The latter part of this month sees eyes turn to Hong Kong. Phillips kicks off the first of a series of partnerships with the Chinese auction house Yongle; the two are combining forces (and pooling contacts) for an evening sale of modern and contemporary works on 1 December; among the 35 lots are works by Christina Quarles, Michaela Yearwood-Dan, Zao Wou-Ki and Yayoi Kusama. On 29 November, Christie’s offers ‘Rich Golden Hues and Graceful Forms – Classical Chinese Furniture from the Tseng Collection’, which brings together 28 works of the late Ming and early Qing dynasties, amassed by Piper Tseng over the course of nearly three decades. Each is made of huanghuali – yellowed wood of the ‘flowering pear’ tree – and they range from incense stands with graceful, curving legs to a sturdy trestle-leg table with incised geometric decorations. The latter is the top lot, expected to bring in around $1m–$1.5m. It will take some doing for anything here to top the result of the huanghuali chair from the Joseph Hotung collection, which sold for $15.8m at Sotheby’s last month to set a new record for any Chinese chair. But then, that piece went for more than 10 times its low estimate. (On the horizon at Sotheby’s London is part two of the Hotung sale, slated for 8 December.)
On 30 November, the undoubted highlight of the Christie’s 20th and 21st century evening sale is a work by Sanyu (1895–1966).
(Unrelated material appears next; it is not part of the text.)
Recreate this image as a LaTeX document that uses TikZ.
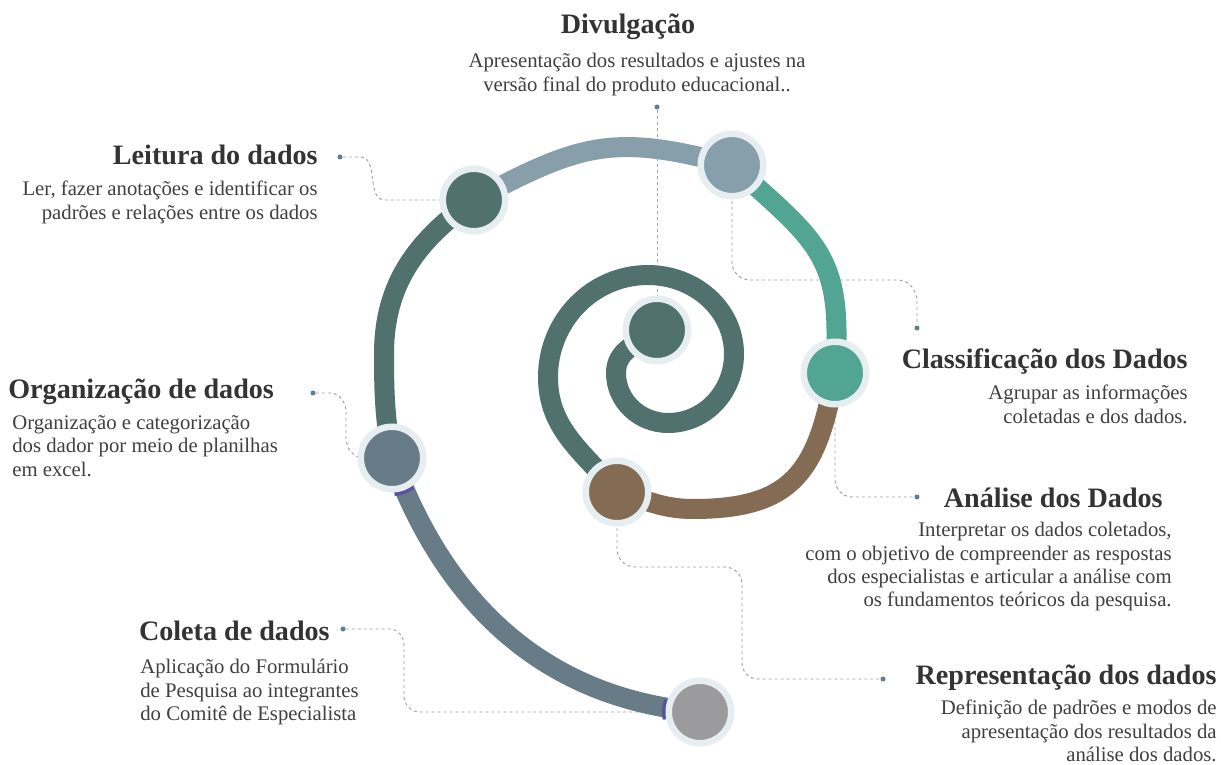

Sometimes called ‘the Chinese Matisse’, Sanyu was born in Nanchong, and moved to Paris in 1921 – he and his fellow expats formed a culinary club to sample the gastronomic delights of their adopted country, and it seems in these early years that more eating was achieved than painting. But Sanyu soon made up for lost time; he was an inveterate experimenter, working across mediums that include calligraphic ink-and-brush, linocut, etching and drypoint, although it was 1929 before he first attempted to use oils. His Potted Prunus is a rare surviving work from the 1940s, when the impoverished artist gave up on painting for a spell. It is a refined, restrained painting – the planar form of the titular tree (a symbol of perseverance) slicing across the deep black of the background – and a testament to Sanyu’s gift for reconciling East Asian aesthetics with the example of the School of Paris. Between $11m–$13m is expected.